Hangwani Muambadzi, South Africa, Co-Chair Oxford Business Network for Africa

Hangwani has been a South African Ambassador at One Young World for the last four years, and has worked as an analyst for several financial institutions.

Why did you choose Oxford Saïd?

I like to think that it was the other way around, actually. Sometimes, you walk into a room, unsure of how you came to be at an Oxford event because you have no intention of being trapped in 800 years’ worth of bureaucracy… but the wine promised to be good and it was on your way home anyway. When someone mentions entrepreneurship, you look up, because 800 year old institutions aren’t supposed to know what that is, and most certainly not when it’s followed by ‘Africa’. So a seed is planted that literally sets your heart on fire and chubby little angels fall out of the sky singing in an off-key harmony that ‘this is it — this is the one’! Before you know it, you’ve packed up a bag and a box and have set sail for the other side of the pond, where the sun doesn’t shine and people think it’s socially acceptable to have endless conversations about this sun that refuses to shine. That’s okay though, because you tell yourself that the sun will shine in your heart. And it does. But it’s ‘Hell-ary’ term now; the sun doesn’t shine here anymore. Rumour has it set to rise again in T -4 weeks.

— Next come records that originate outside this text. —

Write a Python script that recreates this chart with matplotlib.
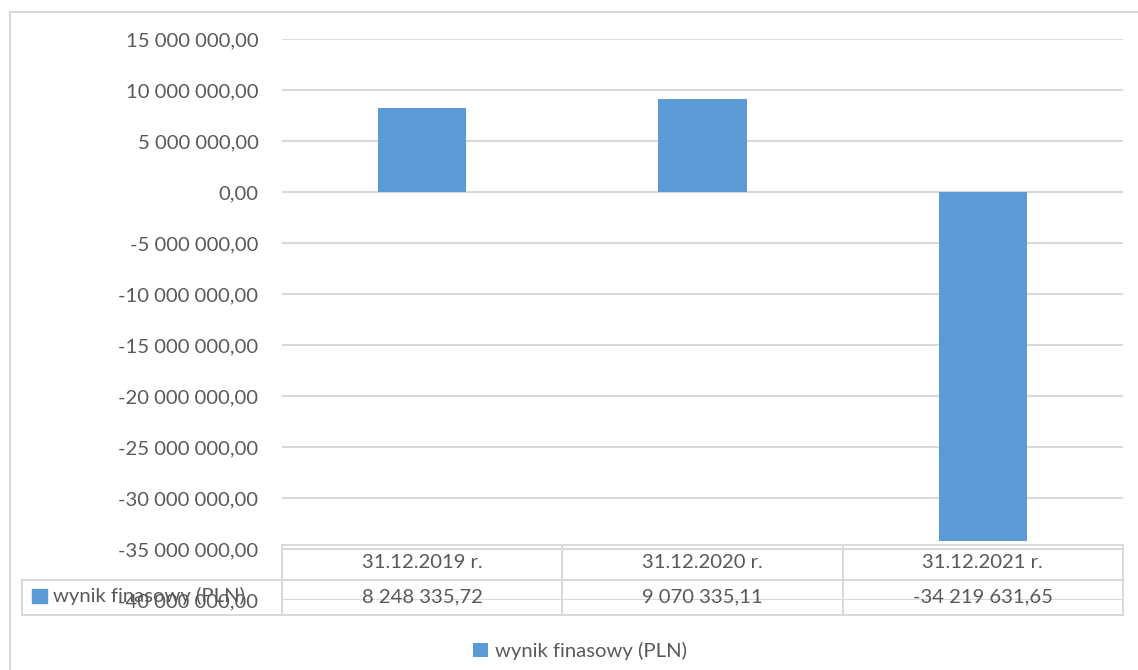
import matplotlib
matplotlib.use("Agg")
import matplotlib.pyplot as plt
from matplotlib.lines import Line2D
from matplotlib.patches import Rectangle
from matplotlib.ticker import FuncFormatter, MultipleLocator
import matplotlib.transforms as mtransforms

categories = ["31.12.2019 r.", "31.12.2020 r.", "31.12.2021 r."]
values = [8248335.72, 9070335.11, -34219631.65]
series_name = "wynik finasowy (PLN)"

W, H = 1138, 670
BAR = "#5B9BD5"
GRID = "#D9D9D9"
TXT = "#595959"
FS = 14.6

plt.rcParams["font.family"] = ["Lato", "DejaVu Sans"]


def pl(v):
    return f"{v:,.2f}".replace(",", " ").replace(".", ",")


def fx(x):
    return x / W


def fy(y):
    return 1 - y / H


fig = plt.figure(figsize=(W / 100, H / 100), dpi=100)
ax = fig.add_axes([fx(282), fy(600), fx(1123 - 282), (600 - 39) / H])

x = list(range(len(categories)))
bars = ax.bar(x, values, width=0.316, color=BAR, zorder=3, label=series_name)
ax.set_xlim(-0.5, len(categories) - 0.5)
ax.set_ylim(-40e6, 15e6)
ax.yaxis.set_major_locator(MultipleLocator(5e6))
ax.yaxis.set_major_formatter(FuncFormatter(lambda v, p: pl(v)))
ax.grid(axis="y", color=GRID, linewidth=1.5, zorder=0)
ax.set_xticks([])
ax.tick_params(axis="y", length=0, pad=17, labelsize=FS, labelcolor=TXT)
for s in ax.spines.values():
    s.set_visible(False)

# outer chart frame
fig.add_artist(Line2D([fx(9.5), fx(9.5)], [fy(12), 0], color=GRID, lw=1.5))
fig.add_artist(Line2D([fx(9.5), 1], [fy(12), fy(12)], color=GRID, lw=1.5))

# data table under the plot
tr = mtransforms.blended_transform_factory(ax.transData, fig.transFigure)
left, right = -0.5, len(categories) - 0.5
kw = dict(color=GRID, lw=1.4, transform=tr, clip_on=False)
for yy in (545, 580, 615):
    ax.add_line(Line2D([left, right], [fy(yy), fy(yy)], **kw))
for xx in [i - 0.5 for i in range(len(categories) + 1)]:
    ax.add_line(Line2D([xx, xx], [fy(545), fy(615)], **kw))
for yy in (580, 615):
    fig.add_artist(Line2D([fx(22), fx(282)], [fy(yy), fy(yy)], color=GRID, lw=1.4))
fig.add_artist(Line2D([fx(22), fx(22)], [fy(580), fy(615)], color=GRID, lw=1.4))

for i, (c, v) in enumerate(zip(categories, values)):
    ax.text(i, fy(562), c, transform=tr, ha="center", va="center", fontsize=FS, color=TXT)
    ax.text(i, fy(597), pl(v), transform=tr, ha="center", va="center", fontsize=FS, color=TXT)

fig.add_artist(Rectangle((fx(32), fy(603)), fx(15), 14 / H, color=BAR))
fig.text(fx(53), fy(596), series_name, ha="left", va="center", fontsize=FS, color=TXT)

fig.legend(handles=[bars], labels=[series_name], loc="center",
           bbox_to_anchor=(fx(580), fy(651)), frameon=False, fontsize=FS,
           labelcolor=TXT, handlelength=0.75, handleheight=0.75, handletextpad=0.35)

fig.savefig("out.png", dpi=100)
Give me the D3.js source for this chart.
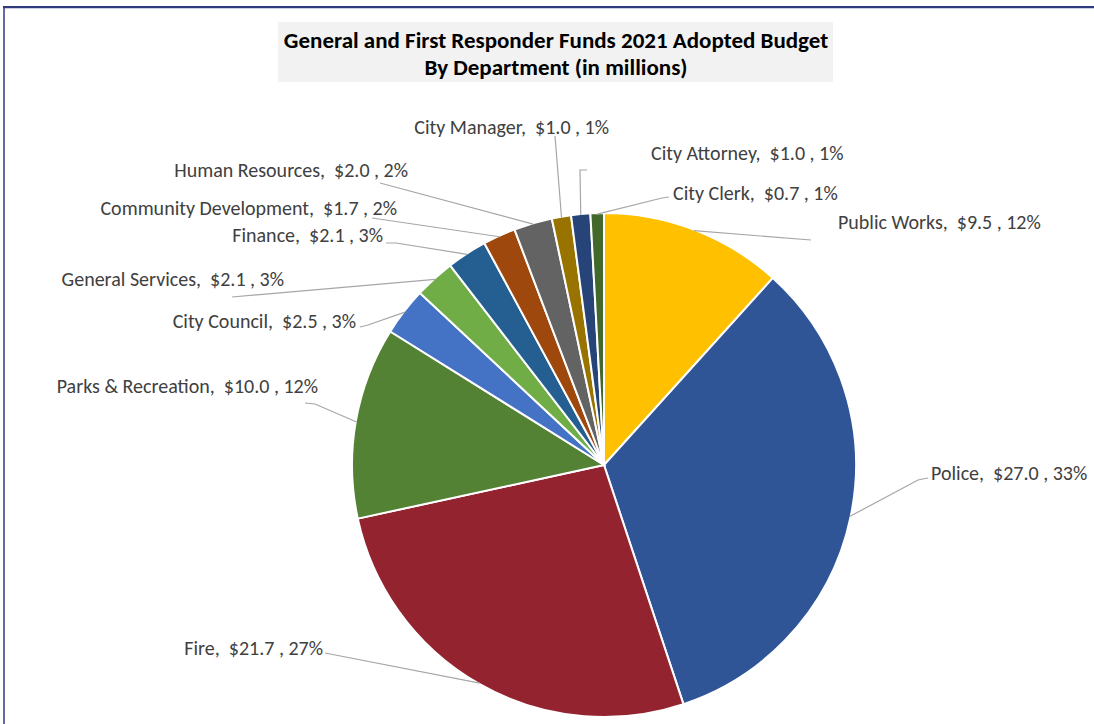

What has been your stand-out Oxford moment to date?

I walked out of a guest lecture once, reeling from a talk that had been given on the digital innovations of a global media firm that were at least 30 years ahead of today’s technology. I had glimpsed the future, and it was surreal. Ten minutes and less than a kilometre down the road later, I was in a centuries-old chapel, revelling in the foreign musical interpretation of a 1,000 year old Finnish poem. I had no clue what they were saying. And quite frankly, it didn’t matter. What had suddenly dawned on me, was that nowhere else in the world could I walk out of the future, cycle down the road, and find myself staggering a thousand years back in time. That — that single moment, was magic.